Set down each line of the material that follows, exactly, with no pictures.

==== Data extract ====

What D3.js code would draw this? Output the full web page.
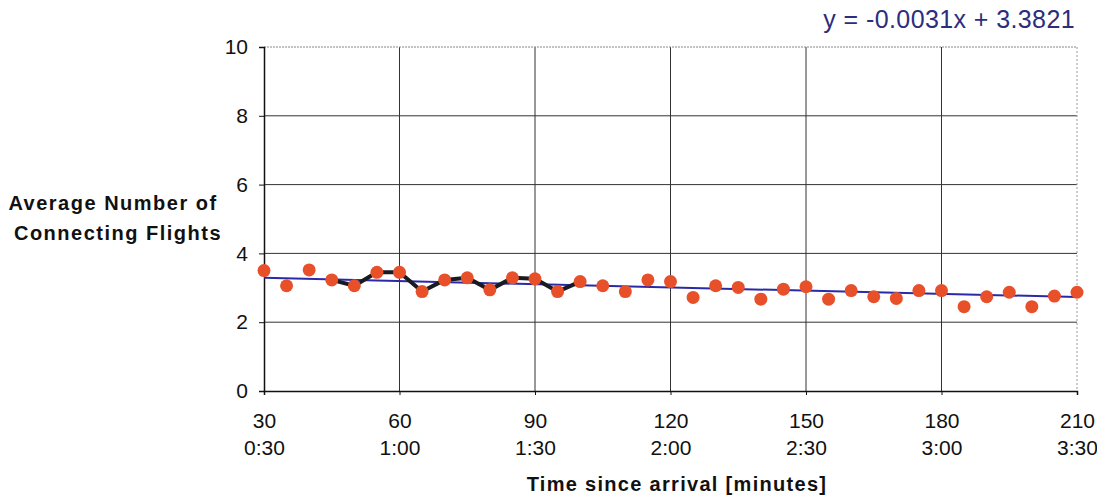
<!DOCTYPE html>
<html><head><meta charset="utf-8">
<script src="https://cdn.jsdelivr.net/npm/d3@7"></script>
<style>body{margin:0;background:#fff}svg{display:block}</style>
</head><body><svg id="c" width="1097" height="498"></svg>
<script>
const minutes = [30,35,40,45,50,55,60,65,70,75,80,85,90,95,100,105,110,115,120,125,130,135,140,145,150,155,160,165,170,175,180,185,190,195,200,205,210];
const avgFlights = [3.50,3.06,3.52,3.23,3.06,3.45,3.45,2.89,3.23,3.29,2.94,3.29,3.26,2.89,3.18,3.06,2.89,3.23,3.18,2.72,3.06,3.01,2.67,2.96,3.03,2.67,2.92,2.74,2.69,2.92,2.92,2.45,2.74,2.87,2.45,2.76,2.87];
const lineMinutes = [45,50,55,60,65,70,75,80,85,90,95,100];
const xTicks = [30,60,90,120,150,180,210];
const xTickLabels2 = ["0:30","1:00","1:30","2:00","2:30","3:00","3:30"];
const yTicks = [0,2,4,6,8,10];
const trendSlope = -0.0031, trendIntercept = 3.3821;
const trendLabel = "y = -0.0031x + 3.3821";

const svg = d3.select("#c");
const x = d3.scaleLinear().domain([30,210]).range([264,1077]);
const y = d3.scaleLinear().domain([0,10]).range([391,47]);
const font = "Arial, 'Liberation Sans', sans-serif";

// gridlines
svg.append("g").selectAll("line").data(yTicks.slice(1,-1)).join("line")
  .attr("x1",x(30)).attr("x2",x(210)).attr("y1",d=>y(d)).attr("y2",d=>y(d))
  .attr("stroke","#333").attr("stroke-width",1);
svg.append("g").selectAll("line").data(xTicks.slice(1,-1)).join("line")
  .attr("x1",d=>x(d)).attr("x2",d=>x(d)).attr("y1",y(0)).attr("y2",y(10))
  .attr("stroke","#333").attr("stroke-width",1);
// top and right border dotted
svg.append("line").attr("x1",x(30)).attr("x2",x(210)).attr("y1",y(10)).attr("y2",y(10))
  .attr("stroke","#888").attr("stroke-dasharray","2,1");
svg.append("line").attr("x1",x(210)).attr("x2",x(210)).attr("y1",y(10)).attr("y2",y(0))
  .attr("stroke","#999").attr("stroke-dasharray","2,2");

// axes
const yAxis = d3.axisLeft(y).tickValues(yTicks).tickSize(5).tickPadding(11);
const gy = svg.append("g").attr("transform",`translate(${x(30)},0)`).call(yAxis);
gy.select(".domain").attr("stroke","#111").attr("stroke-width",1.5);
gy.selectAll(".tick line").attr("stroke","#111");
gy.selectAll("text").attr("font-family",font).attr("font-size",21).attr("fill","#111");

const xAxis = d3.axisBottom(x).tickValues(xTicks).tickSize(4).tickFormat(()=> "");
const gx = svg.append("g").attr("transform",`translate(0,${y(0)})`).call(xAxis);
gx.select(".domain").attr("stroke","#111").attr("stroke-width",1.5);
gx.selectAll(".tick line").attr("stroke","#111");
gx.selectAll(".tick").each(function(d,i){
  const t = d3.select(this).append("text").attr("font-family",font).attr("font-size",21)
    .attr("fill","#111").attr("text-anchor","middle");
  t.append("tspan").attr("x",0).attr("y",37).text(d);
  t.append("tspan").attr("x",0).attr("y",64).text(xTickLabels2[i]);
});

// trend line
svg.append("line").attr("x1",x(30)).attr("x2",x(210))
  .attr("y1",y(trendSlope*30+trendIntercept)).attr("y2",y(trendSlope*210+trendIntercept))
  .attr("stroke","#2a2aa8").attr("stroke-width",2);

// black line segment
const lineData = minutes.map((m,i)=>[m,avgFlights[i]]).filter(d=>lineMinutes.includes(d[0]));
svg.append("path").datum(lineData)
  .attr("d",d3.line().x(d=>x(d[0])).y(d=>y(d[1])))
  .attr("fill","none").attr("stroke","#1a1a22").attr("stroke-width",4).attr("stroke-linejoin","round");

// points
svg.append("g").selectAll("circle").data(minutes).join("circle")
  .attr("cx",d=>x(d)).attr("cy",(d,i)=>y(avgFlights[i])).attr("r",6.5)
  .attr("fill","#e8502a");

// labels
svg.append("text").attr("x",1075).attr("y",28).attr("text-anchor","end")
  .attr("font-family",font).attr("font-size",25).attr("fill","#2b2e7c")
  .attr("letter-spacing",0.4).text(trendLabel);
const yl = svg.append("text").attr("font-family",font).attr("font-size",20).attr("font-weight","bold")
  .attr("fill","#111").attr("text-anchor","middle").attr("letter-spacing",1.5);
yl.append("tspan").attr("x",113).attr("y",210).text("Average Number of");
yl.append("tspan").attr("x",118).attr("y",240).text("Connecting Flights");
svg.append("text").attr("x",677).attr("y",491).attr("text-anchor","middle")
  .attr("font-family",font).attr("font-size",20).attr("font-weight","bold").attr("fill","#111")
  .attr("letter-spacing",1.3)
  .text("Time since arrival [minutes]");
</script></body></html>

====

Answer to the exercise:
What D3.js code would draw this? Output the full web page.
<!DOCTYPE html>
<html><head><meta charset="utf-8">
<script src="https://cdn.jsdelivr.net/npm/d3@7"></script>
<style>body{margin:0;background:#fff}svg{display:block}</style>
</head><body><svg id="c" width="1097" height="498"></svg>
<script>
const minutes = [30,35,40,45,50,55,60,65,70,75,80,85,90,95,100,105,110,115,120,125,130,135,140,145,150,155,160,165,170,175,180,185,190,195,200,205,210];
const avgFlights = [3.50,3.06,3.52,3.23,3.06,3.45,3.45,2.89,3.23,3.29,2.94,3.29,3.26,2.89,3.18,3.06,2.89,3.23,3.18,2.72,3.06,3.01,2.67,2.96,3.03,2.67,2.92,2.74,2.69,2.92,2.92,2.45,2.74,2.87,2.45,2.76,2.87];
const lineMinutes = [45,50,55,60,65,70,75,80,85,90,95,100];
const xTicks = [30,60,90,120,150,180,210];
const xTickLabels2 = ["0:30","1:00","1:30","2:00","2:30","3:00","3:30"];
const yTicks = [0,2,4,6,8,10];
const trendSlope = -0.0031, trendIntercept = 3.3821;
const trendLabel = "y = -0.0031x + 3.3821";

const svg = d3.select("#c");
const x = d3.scaleLinear().domain([30,210]).range([264,1077]);
const y = d3.scaleLinear().domain([0,10]).range([391,47]);
const font = "Arial, 'Liberation Sans', sans-serif";

// gridlines
svg.append("g").selectAll("line").data(yTicks.slice(1,-1)).join("line")
  .attr("x1",x(30)).attr("x2",x(210)).attr("y1",d=>y(d)).attr("y2",d=>y(d))
  .attr("stroke","#333").attr("stroke-width",1);
svg.append("g").selectAll("line").data(xTicks.slice(1,-1)).join("line")
  .attr("x1",d=>x(d)).attr("x2",d=>x(d)).attr("y1",y(0)).attr("y2",y(10))
  .attr("stroke","#333").attr("stroke-width",1);
// top and right border dotted
svg.append("line").attr("x1",x(30)).attr("x2",x(210)).attr("y1",y(10)).attr("y2",y(10))
  .attr("stroke","#888").attr("stroke-dasharray","2,1");
svg.append("line").attr("x1",x(210)).attr("x2",x(210)).attr("y1",y(10)).attr("y2",y(0))
  .attr("stroke","#999").attr("stroke-dasharray","2,2");

// axes
const yAxis = d3.axisLeft(y).tickValues(yTicks).tickSize(5).tickPadding(11);
const gy = svg.append("g").attr("transform",`translate(${x(30)},0)`).call(yAxis);
gy.select(".domain").attr("stroke","#111").attr("stroke-width",1.5);
gy.selectAll(".tick line").attr("stroke","#111");
gy.selectAll("text").attr("font-family",font).attr("font-size",21).attr("fill","#111");

const xAxis = d3.axisBottom(x).tickValues(xTicks).tickSize(4).tickFormat(()=> "");
const gx = svg.append("g").attr("transform",`translate(0,${y(0)})`).call(xAxis);
gx.select(".domain").attr("stroke","#111").attr("stroke-width",1.5);
gx.selectAll(".tick line").attr("stroke","#111");
gx.selectAll(".tick").each(function(d,i){
  const t = d3.select(this).append("text").attr("font-family",font).attr("font-size",21)
    .attr("fill","#111").attr("text-anchor","middle");
  t.append("tspan").attr("x",0).attr("y",37).text(d);
  t.append("tspan").attr("x",0).attr("y",64).text(xTickLabels2[i]);
});

// trend line
svg.append("line").attr("x1",x(30)).attr("x2",x(210))
  .attr("y1",y(trendSlope*30+trendIntercept)).attr("y2",y(trendSlope*210+trendIntercept))
  .attr("stroke","#2a2aa8").attr("stroke-width",2);

// black line segment
const lineData = minutes.map((m,i)=>[m,avgFlights[i]]).filter(d=>lineMinutes.includes(d[0]));
svg.append("path").datum(lineData)
  .attr("d",d3.line().x(d=>x(d[0])).y(d=>y(d[1])))
  .attr("fill","none").attr("stroke","#1a1a22").attr("stroke-width",4).attr("stroke-linejoin","round");

// points
svg.append("g").selectAll("circle").data(minutes).join("circle")
  .attr("cx",d=>x(d)).attr("cy",(d,i)=>y(avgFlights[i])).attr("r",6.5)
  .attr("fill","#e8502a");

// labels
svg.append("text").attr("x",1075).attr("y",28).attr("text-anchor","end")
  .attr("font-family",font).attr("font-size",25).attr("fill","#2b2e7c")
  .attr("letter-spacing",0.4).text(trendLabel);
const yl = svg.append("text").attr("font-family",font).attr("font-size",20).attr("font-weight","bold")
  .attr("fill","#111").attr("text-anchor","middle").attr("letter-spacing",1.5);
yl.append("tspan").attr("x",113).attr("y",210).text("Average Number of");
yl.append("tspan").attr("x",118).attr("y",240).text("Connecting Flights");
svg.append("text").attr("x",677).attr("y",491).attr("text-anchor","middle")
  .attr("font-family",font).attr("font-size",20).attr("font-weight","bold").attr("fill","#111")
  .attr("letter-spacing",1.3)
  .text("Time since arrival [minutes]");
</script></body></html>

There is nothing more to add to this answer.